Proverbs is exaggerating to make a point. It’s certainly dangerous to encounter a bear trying to get to her cubs! But imagine walking into a room where a person is going to test for a gas leak with a match. Or crossing a bridge designed by an engineer who doesn’t understand math. Or being asked to lie for someone to cover up an immoral or an illegal act. Each one of these is destructive in a different way, and the consequences are deadly. Foolishness destroys. We need to be wise, and we need to make sure that we aren’t caught up in the foolishness of others.
One way we embrace wisdom is by being kind to others, especially those who have been kind to us. But it even goes beyond that. Jesus challenges us to be kind to those who aren’t kind to us!
Matthew 5:43-48 “You have heard that it was said, ‘Love your neighbor’ and ‘hate your enemy.’ But I say to you, love your enemy and pray for those who persecute you, so that you may be like your Father in heaven, since he causes the sun to rise on the evil and the good, and sends rain on the righteous and the unrighteous. For if you love those who love you, what reward do you have? Even the tax collectors do the same, don’t they? And if you only greet your brothers, what more do you do? Even the Gentiles do the same, don’t they? So then, be perfect, as your heavenly Father is perfect.”

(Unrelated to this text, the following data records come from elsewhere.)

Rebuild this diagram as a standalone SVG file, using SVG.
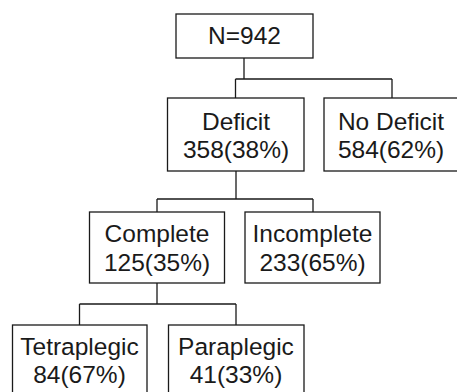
<svg xmlns="http://www.w3.org/2000/svg" width="457" height="392" viewBox="0 0 457 392">
<style>
.box{fill:#fff;stroke:#1a1a1a;stroke-width:1.3}
.t{font-family:"Liberation Sans",Arial,Helvetica,sans-serif;font-size:24.5px;fill:#1a1a1a;text-anchor:middle}
.c{fill:none;stroke:#1a1a1a;stroke-width:1.3}
</style>
<rect width="457" height="392" fill="#fff"/>
<g id="connectors">
<path class="c" d="M244,58 V79 M235.5,79 H392 M235.5,79 V98 M392,79 V98"/>
<path class="c" d="M236,171 V199 M157,199 H313 M157,199 V212 M313,199 V212"/>
<path class="c" d="M157,283 V304 M79.5,304 H236 M79.5,304 V325 M236,304 V325"/>
</g>
<g id="n942">
<rect class="box" x="176" y="14" width="137" height="44"/>
<text class="t" x="244.5" y="44">N=942</text>
</g>
<g id="deficit">
<rect class="box" x="167.5" y="98" width="136.5" height="73"/>
<text class="t" x="236" y="129.5">Deficit</text>
<text class="t" x="236" y="158">358(38%)</text>
</g>
<g id="nodeficit">
<rect class="box" x="324" y="98" width="136" height="73"/>
<text class="t" x="391" y="129.5">No Deficit</text>
<text class="t" x="391" y="158">584(62%)</text>
</g>
<g id="complete">
<rect class="box" x="89.5" y="212" width="135" height="71"/>
<text class="t" x="157" y="241.5">Complete</text>
<text class="t" x="157" y="270.5">125(35%)</text>
</g>
<g id="incomplete">
<rect class="box" x="245" y="212" width="135" height="71"/>
<text class="t" x="312.5" y="241.5">Incomplete</text>
<text class="t" x="312.5" y="270.5">233(65%)</text>
</g>
<g id="tetraplegic">
<rect class="box" x="12.5" y="325" width="134.5" height="75"/>
<text class="t" x="79.5" y="354.5">Tetraplegic</text>
<text class="t" x="79.5" y="382.5">84(67%)</text>
</g>
<g id="paraplegic">
<rect class="box" x="168.5" y="325" width="135.5" height="75"/>
<text class="t" x="236" y="354.5">Paraplegic</text>
<text class="t" x="236" y="382.5">41(33%)</text>
</g>
</svg>
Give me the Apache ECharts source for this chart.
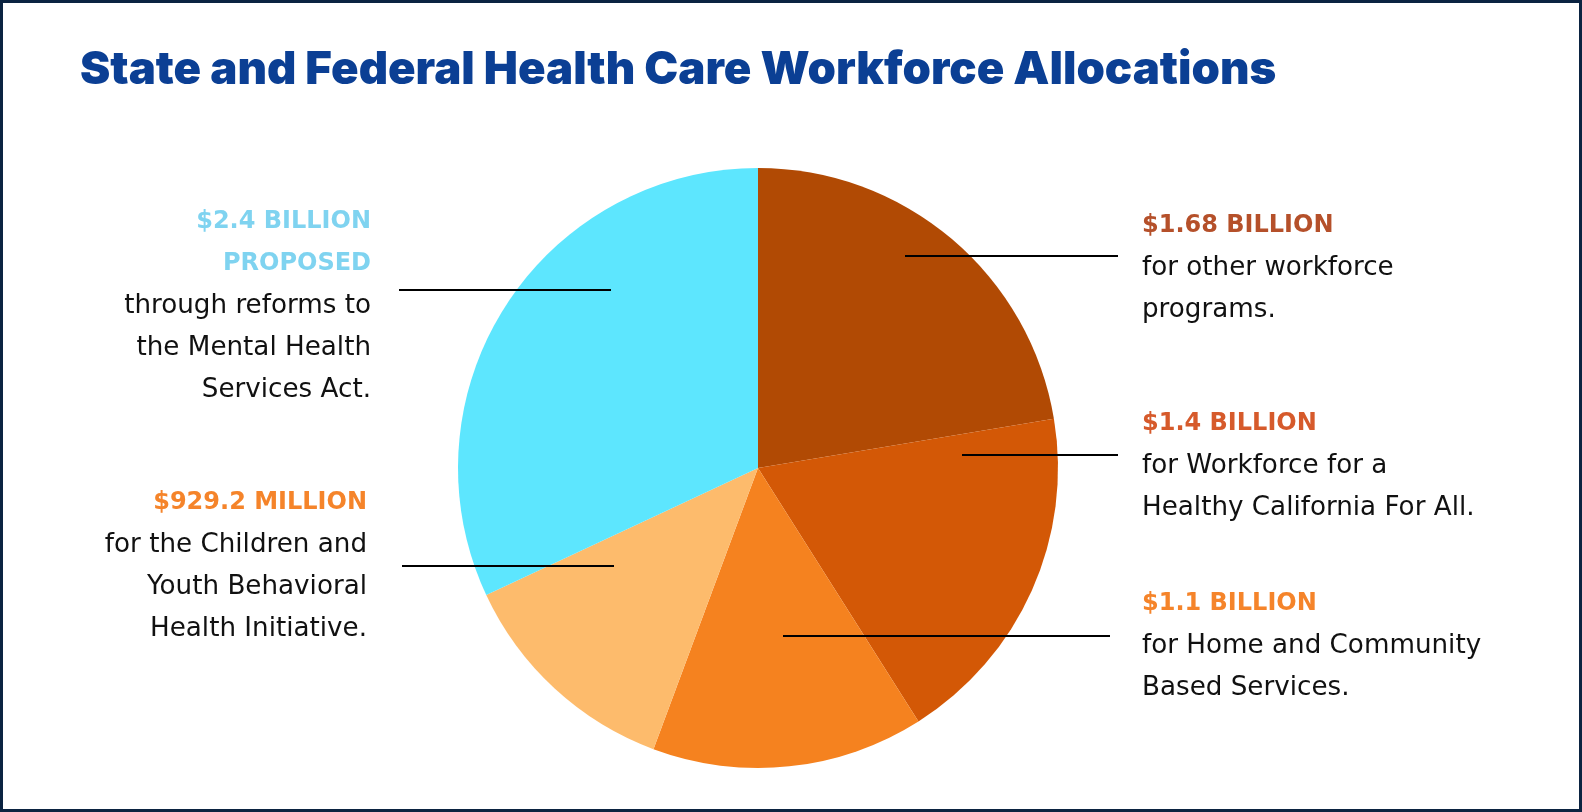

Proverbs 17:10-11 “A rebuke makes a greater impression on a discerning person than a hundred blows on a fool. An evil person seeks only rebellion, and so a cruel messenger will be sent against him.”
While this reflects a different time, the underlying premise is the same. A wise person will listen to correction, but a fool won’t. We need to be wise, and we need to discriminate. If we have advice to give, we’re better off giving it to someone who will listen, not someone who won’t! They type of person who won’t is like the type of person who will foster rebellion. Watch out! The government won’t tolerate it for long. A “cruel messenger” will be coming to put down the attempt!
Proverbs 16:14 “A king’s wrath is like a messenger of death, but a wise person appeases it.”
We should probably remember the context here. This is talking to those who are God’s chosen people in God’s chosen nation. Rebellion wasn’t considered a righteous action, even by someone designated as the next king!
1 Samuel 26:23 “The LORD rewards every man for his righteousness and his faithfulness, for the LORD gave you into my hand today, and I would not put out my hand against the LORD’s anointed.”
Even if there are mitigating circumstances in our own cultures that would encourage us to consider rebellion a right course of action, this Proverb reminds us that we will face a “cruel messenger” in our attempt.
Romans 13:4 “…for he does not bear the sword in vain…”
*** You might want to check out the entirety of Romans 13:1-7 to get a perspective on how God views even unjust governments (like the Roman empire).